A currency by any other name ….

Crypto currencies

With all the traction that crypto-currencies have been gaining in the media, it would be rude for me not to weigh in. One observation I would make is that since even my cousin has been invited to speak as an expert on the subject, we can probably safely assume that it is a bubble of the highest order – as alluded to by Charles Schwab in their recent analysis of similar phenomenon.


Source: Charles Schwab & Co.

On a more serious note however, I remain skeptical mainly because Bitcoin, Ethereum and the rest cannot fulfil one of the three primary functions of money. Yes, they can be used as a medium of exchange, and already are. Yes, I could see a point at which they could become a unit of account. But there is currently no pathway to being a store of value other than the value confidence ascribes to it. This is because it has no central bank or a state to back it up.
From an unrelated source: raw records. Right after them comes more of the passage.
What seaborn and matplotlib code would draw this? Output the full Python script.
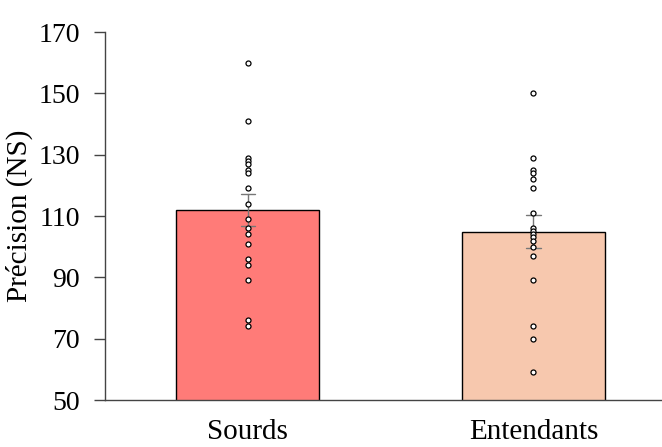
import matplotlib
matplotlib.use("Agg")
import matplotlib.pyplot as plt
import seaborn as sns
import pandas as pd

groups = ["Sourds", "Entendants"]
sourds = [160, 141, 129, 128, 127, 125, 124, 119, 114, 109, 106, 104, 101, 96, 94, 89, 76, 74]
entendants = [150, 129, 125, 124, 122, 119, 111, 106, 105, 104, 103, 102, 100, 97, 89, 74, 70, 59]
bar_colors = ["#FF7B78", "#F7C8AE"]
yticks = [50, 70, 90, 110, 130, 150, 170]

df = pd.DataFrame({
    "group": [groups[0]] * len(sourds) + [groups[1]] * len(entendants),
    "value": sourds + entendants,
})

sns.set_style("white")
plt.rcParams["font.family"] = ["Liberation Serif", "DejaVu Serif"]

fig = plt.figure(figsize=(6.62, 4.47), dpi=100)
ax = fig.add_axes([105 / 662, 47 / 447, 557 / 662, 368 / 447])

sns.barplot(data=df, x="group", y="value", hue="group", palette=bar_colors,
            order=groups, hue_order=groups, legend=False, saturation=1,
            errorbar="se", capsize=0.05, width=0.5,
            err_kws={"color": "#777777", "linewidth": 1.0},
            edgecolor="black", linewidth=1.0, ax=ax)
sns.stripplot(data=df, x="group", y="value", order=groups, jitter=False,
              color="white", edgecolor="black", linewidth=0.9, size=3.6,
              ax=ax, zorder=5)

ax.set_xlim(-0.5, 1.45)
ax.set_ylim(50, 170)
ax.set_yticks(yticks)
ax.set_yticklabels([str(t) for t in yticks])
ax.set_xlabel("")
ax.set_ylabel("Précision (NS)", fontsize=21, color="black", labelpad=4)
ax.tick_params(axis="y", which="major", left=True, length=8, width=1,
               color="#444444", labelsize=20, labelcolor="black", pad=10)
ax.tick_params(axis="x", bottom=False, labelsize=21, labelcolor="black", pad=10)
for s in ["top", "right"]:
    ax.spines[s].set_visible(False)
for s in ["left", "bottom"]:
    ax.spines[s].set_color("#444444")
    ax.spines[s].set_linewidth(1.0)

fig.savefig("out.png", dpi=100)
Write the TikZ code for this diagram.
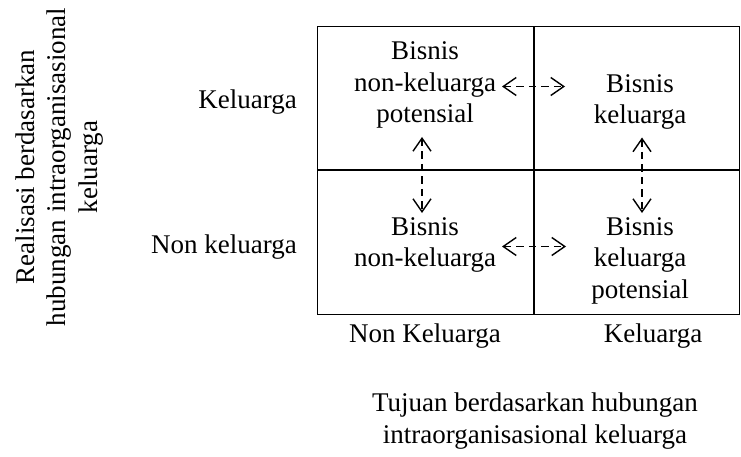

Proponents of “cryptos” like to mock conventional money by labelling them “fiat” currencies – in other words, money which has artificial value only on the orders of the government issuing them. “Look,” some gleefully point out, “most money today is not even backed by physical assets such as gold!” By doing so, they miss the point on two levels. First, the very purpose of money is to be an instrument of the state through its national treasury or central bank. In this resides the stability of the economy and society at all levels. Secondly, therefore, the official backing of recognisable assets such as gold is helpful but ultimately irrelevant. A functional government has the resources of an entire country at its disposal, which is why it has the power to issue, or at least back, legal tender in the first place.
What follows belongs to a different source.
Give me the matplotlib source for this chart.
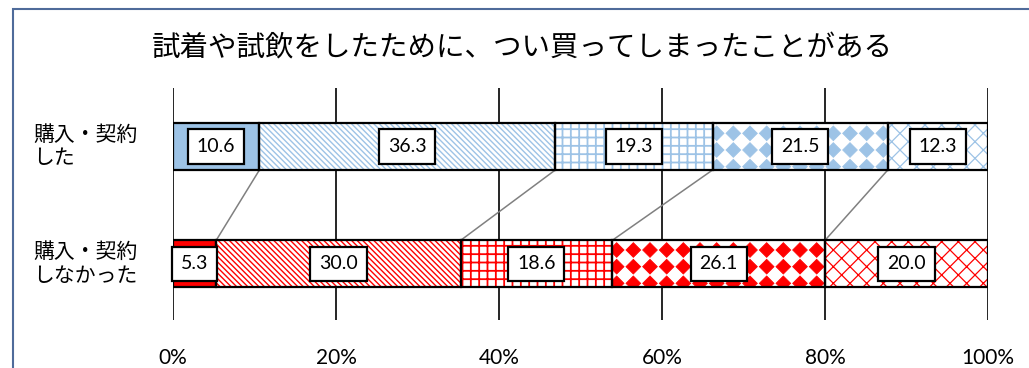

At the heart of this lies a necessary understanding of the concept and role of “recourse”. In 2013 I wrote a paper on the why the dollar, despite pessimism from those seeing the end of American dominance, will likely remain the global reserve currency for a long time. Faith in a currency is more than just a confidence trick; it is more even than just the backing by specific collateral. What belief in a given currency rests on is belief in the power of a government to mobilise the totality of its resources in an extreme circumstance, for instance war. To wit:

Eichengreen has nowhere identified a much more substantial reason as to why institutions across the world, from central banks to investors, choose a given reserve currency: namely, the ability of the issuing party to hold recourse over actual assets. Whether these assets are physical (in the form of industrial facilities or natural resources) or financial, it is a government’s ability to ultimately take control over them – to mobilise them in support of government policy and national necessity – that is the final arbiter of how safe that country’s currency is to you as a holder. This is particularly true of non-resident holders abroad, since they do not suffer downside from asset seizures but are instead a totally arms-length counterparty.”

I went on to explore the concept of Total Resource Mobilisation (TRM) capacity as a mainstay of how a country – and with it, its currency – is supported. I noted that one  the interesting historical example was the delayed decline of the Sterling Area well after Britain had ceased to be the primary global trader – because of a perception that Westminster still held recourse over an empire. For all the contemporary fears of American decline – in trade, hard and soft power and its institutions – the dollar has been unmoved as a reserve currency, as shown by the statistics.

Dollar reserves

Source: Bank of International Settlements

The same lessons are true of the new virtual currencies. A form of money without a form of state will render the inherent value of that money limited to only supply, demand and confidence –  all fine, but these do not offer a store of value. With no central bank, and no government to back it, there is no recourse for comfort – no “liquidation value” to act as the backstop as it currently does for all real currencies.

On a side note, I also wonder if those pushing the new currencies are being rather too geeky about the whole thing. I have no doubt that in many ways, the technology behind cryptocurrencies are superior to conventional ones. But being more perfect does not necessarily mean it will supersede the less perfect product – indeed history is littered with examples of technically superior inventions which did not end up “winning”, not least because its backers were too worried about theoretical perfection: Microsoft vs Unix, for instance; Betamax vs VHS; even arguably the internal combustion engine vs diesel. The dollar is easily forged, and stolen, and inflated; but it is good enough, and that is good enough.

This is not to say that I see no use for Bitcoin and its ilk. I accept that they can perform a useful function, particularly as a cross-border payment system – which, incidentally, is what many of those currently inside the industry currently see it as. These currencies have the benefits both of allowing anonymity and, potentially, offering greater security of online transfer. But then the real competitors for cryptocurrencies are not so much the Dollar, Euro or RMB, but rather the nexus of Visa / Mastercard, UnionPay and even Western Union. I can also accept that since we are only at the beginning of the cycle,  the ultimate level of valuation of these currencies may still grow. However, short of finally moving into a post-national world, I do not believe they will replace national currencies. The eschatological nature of these crypto-evangelists concerns me.

As ever, it is a lack of awareness about macro historical trends which concerns me – a deficiency which would always see good money thrown after bad. I am going to stick my neck out and short this – and if anyone has any clever ways of shorting the whole sector, let me know!